**Data provided**
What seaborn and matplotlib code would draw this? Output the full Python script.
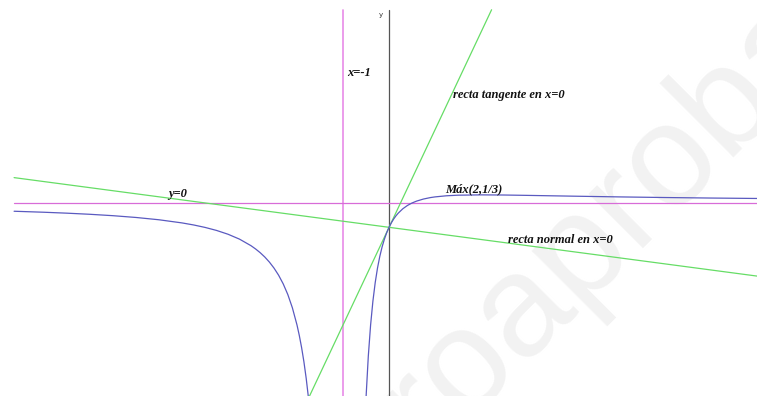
import matplotlib
matplotlib.use("Agg")
import matplotlib.pyplot as plt
import seaborn as sns

sns.set_theme(style="white")

# Curve (left branch, x < -1)
left_x = [-8.15, -7.5, -7.0, -6.5, -6.0, -5.5, -5.0, -4.5, -4.25, -4.0, -3.75, -3.5,
          -3.25, -3.0, -2.9, -2.8, -2.7, -2.6, -2.5, -2.4, -2.3, -2.2, -2.1, -2.0,
          -1.95, -1.9, -1.85, -1.8, -1.75, -1.7]
left_y = [-0.338, -0.379, -0.417, -0.463, -0.52, -0.593, -0.6875, -0.816, -0.899, -1.0,
          -1.124, -1.28, -1.481, -1.75, -1.884, -2.037, -2.214, -2.422, -2.667, -2.959,
          -3.314, -3.75, -4.298, -5.0, -5.429, -5.926, -6.505, -7.188, -8.0, -8.98]
# Curve (right branch, x > -1)
right_x = [-0.55, -0.5, -0.45, -0.4, -0.35, -0.3, -0.25, -0.2, -0.15, -0.1, -0.05, 0.0,
           0.05, 0.1, 0.15, 0.2, 0.3, 0.4, 0.5, 0.6, 0.75, 0.9, 1.0, 1.25, 1.5, 2.0,
           2.5, 3.0, 3.5, 4.0, 5.0, 6.0, 7.0, 8.1]
right_y = [-10.37, -8.0, -6.281, -5.0, -4.024, -3.265, -2.667, -2.188, -1.799, -1.481,
           -1.219, -1.0, -0.816, -0.661, -0.529, -0.417, -0.237, -0.102, 0.0, 0.078,
           0.163, 0.222, 0.25, 0.296, 0.32, 0.333, 0.327, 0.3125, 0.296, 0.28, 0.25,
           0.2245, 0.203, 0.184]
# Straight lines (end points)
tangent_x = [-1.76, 2.23]
tangent_y = [-8.04, 7.92]
normal_x = [-8.15, 8.1]
normal_y = [1.04, -3.02]
vasym_x = [-1.0, -1.0]
vasym_y = [7.92, -8.3]
hasym_x = [-8.15, 8.1]
hasym_y = [0.0, 0.0]
yaxis_x = [0.0, 0.0]
yaxis_y = [7.92, -8.3]

labels = ["recta tangente en x=0", "recta normal en x=0", "Máx(2,1/3)", "y=0", "x=-1"]
axis_label = "y"
watermark = "yoquieroaprobar"

BLUE = "#5a5ac0"
GREEN = "#66dd66"
PINK = "#d86cd8"
PINK_V = "#e890e8"
AXIS = "#555555"

fig = plt.figure(figsize=(7.57, 3.96), dpi=100)
ax = fig.add_axes([0, 0, 1, 1])
ax.set_axis_off()

ax.text(876 / 757, 1 - 16 / 396, watermark, transform=fig.transFigure, rotation=45,
        rotation_mode="anchor", ha="right", va="baseline", fontsize=104,
        family="Liberation Sans", color="#f2f2f2", zorder=0, clip_on=False)

lw = 0.9
kw = dict(ax=ax, sort=False, estimator=None, zorder=2)
sns.lineplot(x=yaxis_x, y=yaxis_y, color=AXIS, lw=lw, **kw)
sns.lineplot(x=vasym_x, y=vasym_y, color=PINK_V, lw=1.25, **kw)
sns.lineplot(x=hasym_x, y=hasym_y, color=PINK, lw=lw, **kw)
sns.lineplot(x=tangent_x, y=tangent_y, color=GREEN, lw=lw, **kw)
sns.lineplot(x=normal_x, y=normal_y, color=GREEN, lw=lw, **kw)
sns.lineplot(x=left_x, y=left_y, color=BLUE, lw=lw, **kw)
sns.lineplot(x=right_x, y=right_y, color=BLUE, lw=lw, **kw)

ax.set_xlim(-389 / 46, (757 - 389) / 46)
ax.set_ylim((203 - 396) / 24.4, 203 / 24.4)

tkw = dict(family="Liberation Serif", style="italic", weight="bold", fontsize=9,
           color="#111111", va="center", ha="left", zorder=3)
ax.text(1.39, 4.43, labels[0], **tkw)
ax.text(2.59, -1.52, labels[1], **tkw)
ax.text(1.22, 0.57, labels[2], **tkw)
ax.text(-4.80, 0.37, labels[3], **tkw)
ax.text(-0.91, 5.33, labels[4], **tkw)
ax.text(-0.17, 7.70, axis_label, family="DejaVu Sans", fontsize=5, color="#333333",
        ha="center", va="center", zorder=3)

fig.savefig("out.png", dpi=100)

**Requirement**
All of the material above should be reproduced exactly, except the pictures.

**In response**
What seaborn and matplotlib code would draw this? Output the full Python script.
import matplotlib
matplotlib.use("Agg")
import matplotlib.pyplot as plt
import seaborn as sns

sns.set_theme(style="white")

# Curve (left branch, x < -1)
left_x = [-8.15, -7.5, -7.0, -6.5, -6.0, -5.5, -5.0, -4.5, -4.25, -4.0, -3.75, -3.5,
          -3.25, -3.0, -2.9, -2.8, -2.7, -2.6, -2.5, -2.4, -2.3, -2.2, -2.1, -2.0,
          -1.95, -1.9, -1.85, -1.8, -1.75, -1.7]
left_y = [-0.338, -0.379, -0.417, -0.463, -0.52, -0.593, -0.6875, -0.816, -0.899, -1.0,
          -1.124, -1.28, -1.481, -1.75, -1.884, -2.037, -2.214, -2.422, -2.667, -2.959,
          -3.314, -3.75, -4.298, -5.0, -5.429, -5.926, -6.505, -7.188, -8.0, -8.98]
# Curve (right branch, x > -1)
right_x = [-0.55, -0.5, -0.45, -0.4, -0.35, -0.3, -0.25, -0.2, -0.15, -0.1, -0.05, 0.0,
           0.05, 0.1, 0.15, 0.2, 0.3, 0.4, 0.5, 0.6, 0.75, 0.9, 1.0, 1.25, 1.5, 2.0,
           2.5, 3.0, 3.5, 4.0, 5.0, 6.0, 7.0, 8.1]
right_y = [-10.37, -8.0, -6.281, -5.0, -4.024, -3.265, -2.667, -2.188, -1.799, -1.481,
           -1.219, -1.0, -0.816, -0.661, -0.529, -0.417, -0.237, -0.102, 0.0, 0.078,
           0.163, 0.222, 0.25, 0.296, 0.32, 0.333, 0.327, 0.3125, 0.296, 0.28, 0.25,
           0.2245, 0.203, 0.184]
# Straight lines (end points)
tangent_x = [-1.76, 2.23]
tangent_y = [-8.04, 7.92]
normal_x = [-8.15, 8.1]
normal_y = [1.04, -3.02]
vasym_x = [-1.0, -1.0]
vasym_y = [7.92, -8.3]
hasym_x = [-8.15, 8.1]
hasym_y = [0.0, 0.0]
yaxis_x = [0.0, 0.0]
yaxis_y = [7.92, -8.3]

labels = ["recta tangente en x=0", "recta normal en x=0", "Máx(2,1/3)", "y=0", "x=-1"]
axis_label = "y"
watermark = "yoquieroaprobar"

BLUE = "#5a5ac0"
GREEN = "#66dd66"
PINK = "#d86cd8"
PINK_V = "#e890e8"
AXIS = "#555555"

fig = plt.figure(figsize=(7.57, 3.96), dpi=100)
ax = fig.add_axes([0, 0, 1, 1])
ax.set_axis_off()

ax.text(876 / 757, 1 - 16 / 396, watermark, transform=fig.transFigure, rotation=45,
        rotation_mode="anchor", ha="right", va="baseline", fontsize=104,
        family="Liberation Sans", color="#f2f2f2", zorder=0, clip_on=False)

lw = 0.9
kw = dict(ax=ax, sort=False, estimator=None, zorder=2)
sns.lineplot(x=yaxis_x, y=yaxis_y, color=AXIS, lw=lw, **kw)
sns.lineplot(x=vasym_x, y=vasym_y, color=PINK_V, lw=1.25, **kw)
sns.lineplot(x=hasym_x, y=hasym_y, color=PINK, lw=lw, **kw)
sns.lineplot(x=tangent_x, y=tangent_y, color=GREEN, lw=lw, **kw)
sns.lineplot(x=normal_x, y=normal_y, color=GREEN, lw=lw, **kw)
sns.lineplot(x=left_x, y=left_y, color=BLUE, lw=lw, **kw)
sns.lineplot(x=right_x, y=right_y, color=BLUE, lw=lw, **kw)

ax.set_xlim(-389 / 46, (757 - 389) / 46)
ax.set_ylim((203 - 396) / 24.4, 203 / 24.4)

tkw = dict(family="Liberation Serif", style="italic", weight="bold", fontsize=9,
           color="#111111", va="center", ha="left", zorder=3)
ax.text(1.39, 4.43, labels[0], **tkw)
ax.text(2.59, -1.52, labels[1], **tkw)
ax.text(1.22, 0.57, labels[2], **tkw)
ax.text(-4.80, 0.37, labels[3], **tkw)
ax.text(-0.91, 5.33, labels[4], **tkw)
ax.text(-0.17, 7.70, axis_label, family="DejaVu Sans", fontsize=5, color="#333333",
        ha="center", va="center", zorder=3)

fig.savefig("out.png", dpi=100)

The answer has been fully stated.